## Start Data shown
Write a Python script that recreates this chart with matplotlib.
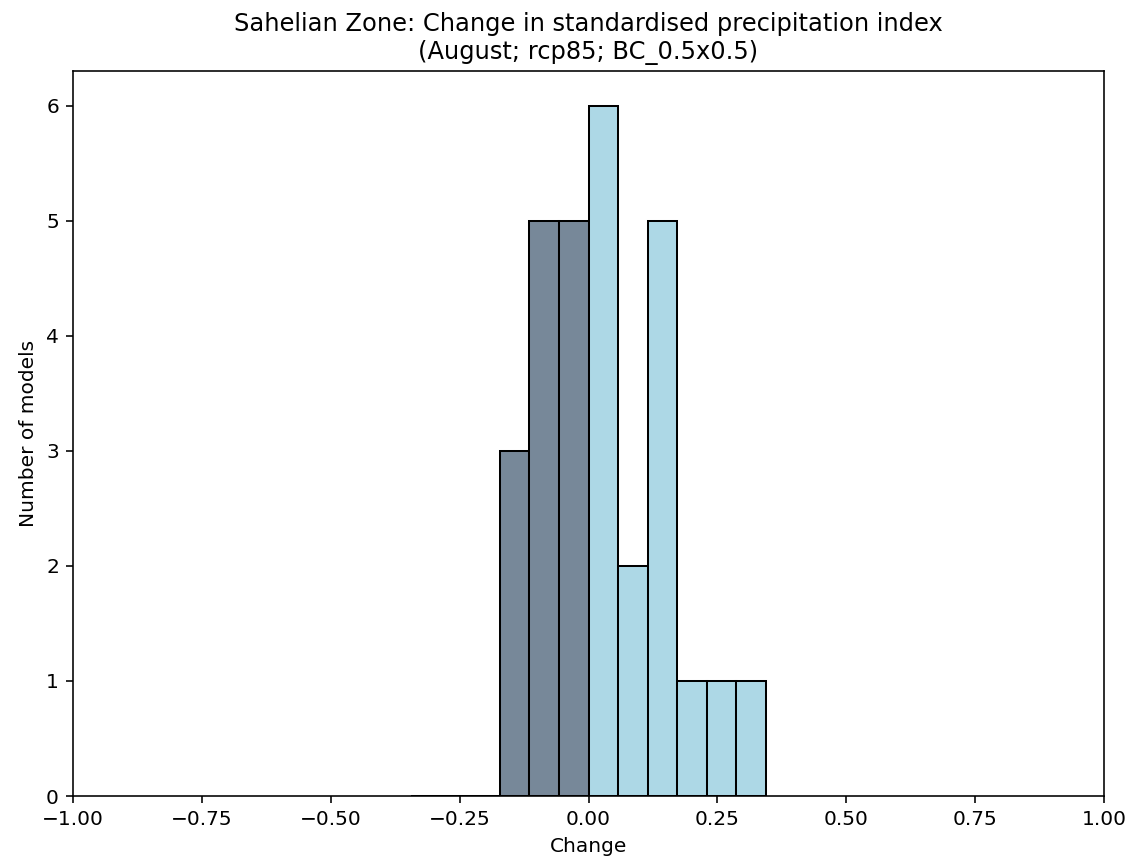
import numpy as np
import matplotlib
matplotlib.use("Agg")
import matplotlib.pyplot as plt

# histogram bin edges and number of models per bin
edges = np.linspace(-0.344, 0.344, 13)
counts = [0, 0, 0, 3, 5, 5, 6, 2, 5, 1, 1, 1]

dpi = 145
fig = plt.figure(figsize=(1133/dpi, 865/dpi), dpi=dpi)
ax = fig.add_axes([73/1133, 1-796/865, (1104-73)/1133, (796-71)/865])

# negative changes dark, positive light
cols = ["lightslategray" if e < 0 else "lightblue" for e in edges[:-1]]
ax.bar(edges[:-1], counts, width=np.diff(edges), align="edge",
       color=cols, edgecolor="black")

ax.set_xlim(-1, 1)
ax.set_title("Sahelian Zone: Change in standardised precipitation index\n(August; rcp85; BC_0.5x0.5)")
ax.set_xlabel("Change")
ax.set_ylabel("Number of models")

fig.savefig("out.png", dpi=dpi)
## End Data shown
> _Brief_: Using the material above, work out how many lines contain the string "matplotlib". Give that number alone.

> _Task answer_: 4